I wish there was a historical view. Very curious if this is common, or if it's unusual (which would make it especially unusual with the Slack, Facebook, etc. outages recently).
I'm actually relieved to hear there were a bunch of known problems…earlier today I was wondering why none of my notes and photos were syncing and thought iCloud was loosing its marbles. It used to happen a lot to me, but in the last year or so it's been pretty stable. I was afraid sync reliability was regressing!
I suspect Apple's making upgrades as part of the push towards iOS 13 and macOS Catalina, and ran into some rollout glitches.
One of the services listed is Screen Time. Maybe I'm mistaken but isn't that the feature on iPhones where you can see how much time you spend in each app? Why would that require Apple's servers.
It labels what you're doing during that time, ie, which apps you're using then displays an icon next to it which could explain the web requests since there are so many apps.
My guess is that it's a glorified analytics system for Apple which they retooled into a useful service for end users.
Time zones are ever changing. Maybe they’re looking up a database?
Edit: actually screen time is the feature that measures how long you’re spending on each device each week. I’m not sure why that needs to talk to the cloud unless devs also get the inverse metrics.
In India, I'm experiencing issues with online payment from last few days. Majorly with UPI payments.
Not sure if these are related but hard to ignore it.
Tinfoil hat on, conspiracy mode on: And a fire on a Russian submarine whose purpose is said to be disrupting communications (it can access and cut underwater cables”.
What I find interesting is that before big news networks covered it some HN users were linking to the story in the previous outage threads. Way before anyone knew that the submarine had cable cutting capabilities
At the time, everyone downvoted them because of how unrelated it seemed.
I'm not saying that I subscribe to the theory. But it is interesting nonetheless.
I sent the first three that I saw. I have to admit that in my eyes all those sites have the same lack of credibility. Here's a few more mainstream, I think.
Whether or not something is a conspiracy theory has nothing to do with the person or persons advocating it.

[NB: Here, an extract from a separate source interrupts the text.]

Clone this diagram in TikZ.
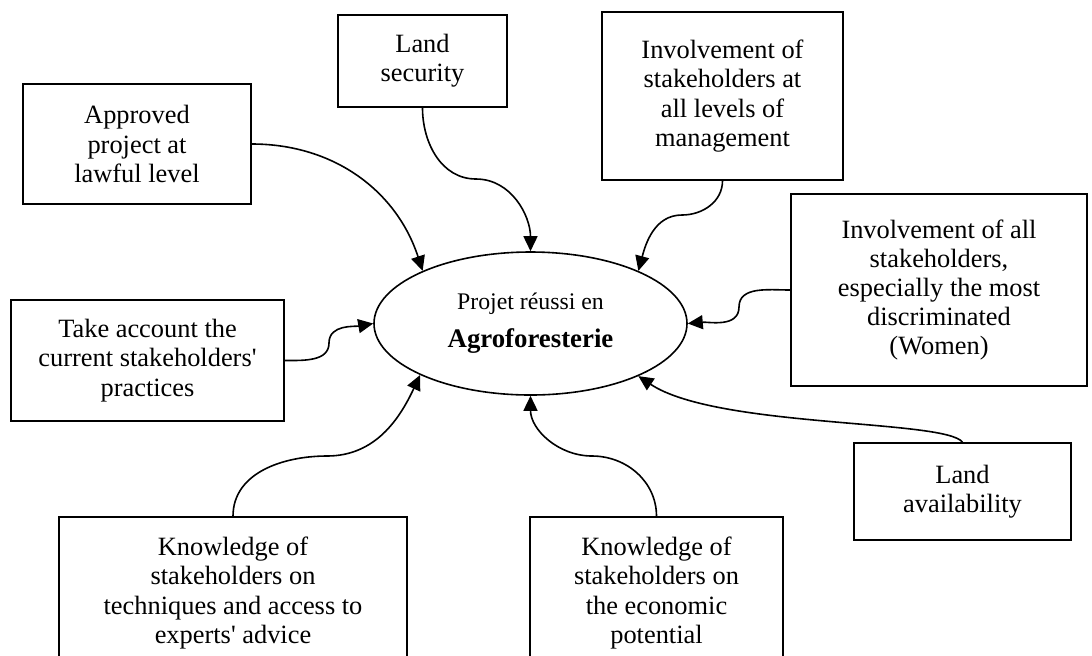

And the mainstream press is really bad at careful logical analysis. If anything, their desire for sensationalism can easily outweigh their concerns over looking foolish. For example, back in the '80s there was the Satanic daycare abuse scare, and it was absolutely pushed by mainstream news outlets.
(That's more of a moral panic than a conspiracy theory, but real conspiracy theories tend to be partisan and I'm trying to avoid that.)
Might as well add the Vice President suddenly being required to stay in Washington DC early on July 2nd, to the list.
Even if it involved the Russians attempting to tamper with underseas communications cables (and US service providers being forced to respond), we'll never get confirmation of it from either side.
I don't know why you're being downvoted. The Russians trying to screw with US communications makes perfect sense as an explanation for such a comically implausible whoops one-after-another result like this.
People here are saying that it wouldn't be possible for all the companies to conspire together to cover that up. Sure, tell me how it wasn't possible for numerous of the forced-to-join NSA programs to be covered up for years, all of which involved the participation of huge US service providers. Of course it's not only possible but very easy, major US service providers routinely work with US Government agencies.